我正在构建ANTLR4语法来解析自定义语言,如下所示:
start rule_set {
/foo/bar {
//some_rules
}
}
/foo/bar
是类似于URL的路径,因此它可能包含转义字符(例如%20
)和其他符号。但是rule_set
部分是普通标识符,%
不应在其中。
这是我目前的语法:
grammar TEST;
start: 'start' IDENTIFIER block EOF;
block: LBRACE matcher* RBRACE;
matcher: matchPath matchBlock;
matchBlock: LBRACE RULES RBRACE;
matchPath: ('/' pathSegment)+;
pathSegment: (PATH_CHAR)+;
LBRACE: '{';
RBRACE: '}';
RULES: '//some_rules';
fragment LETTER : 'A'..'Z' | 'a'..'z' ;
fragment DIGIT : '0'..'9' ;
fragment URLHEX: ('%' [a-fA-F0-9] [a-fA-F0-9]);
PATH_CHAR
: URLHEX
| LETTER
| DIGIT
| '-'
| '_'
| '.'
| '!'
| '~'
| '*'
| '\\'
| '\''
| '('
| ')'
| ':'
| '@'
| '&'
| '='
| '+'
| '$'
| ',';
IDENTIFIER: (LETTER | '_') ( LETTER | DIGIT | '_')*;
WS: ( '\t' | ' ' | '\r' | '\n' )+ -> skip;
现在的问题是foo
和bar
的词法最长为IDENTIFIER
,因为它是最长的匹配项。
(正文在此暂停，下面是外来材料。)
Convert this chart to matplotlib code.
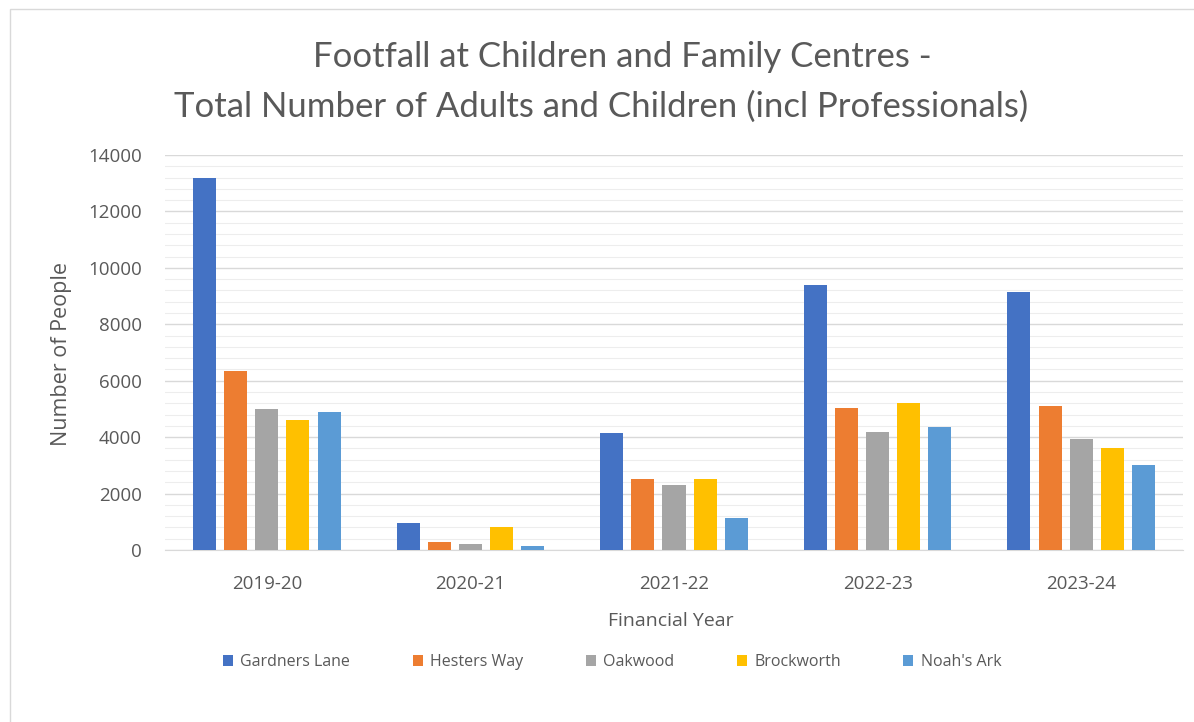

我希望pathSegment
在这种情况下能得到正确的结果。如何解决这种歧义?
[@0,0:4='start',<'start'>,1:0]
[@1,6:13='rule_set',<IDENTIFIER>,1:6]
[@2,15:15='{',<'{'>,1:15]
[@3,21:21='/',<'/'>,2:4]
[@4,22:24='foo',<IDENTIFIER>,2:5]
[@5,25:25='/',<'/'>,2:8]
[@6,26:28='bar',<IDENTIFIER>,2:9]
[@7,30:30='{',<'{'>,2:13]
[@8,40:51='//some_rules',<'//some_rules'>,3:8]
[@9,57:57='}',<'}'>,4:4]
[@10,59:59='}',<'}'>,5:0]
[@11,62:61='<EOF>',<EOF>,7:0]
line 2:5 mismatched input 'foo' expecting PATH_CHAR
line 2:9 mismatched input 'bar' expecting PATH_CHAR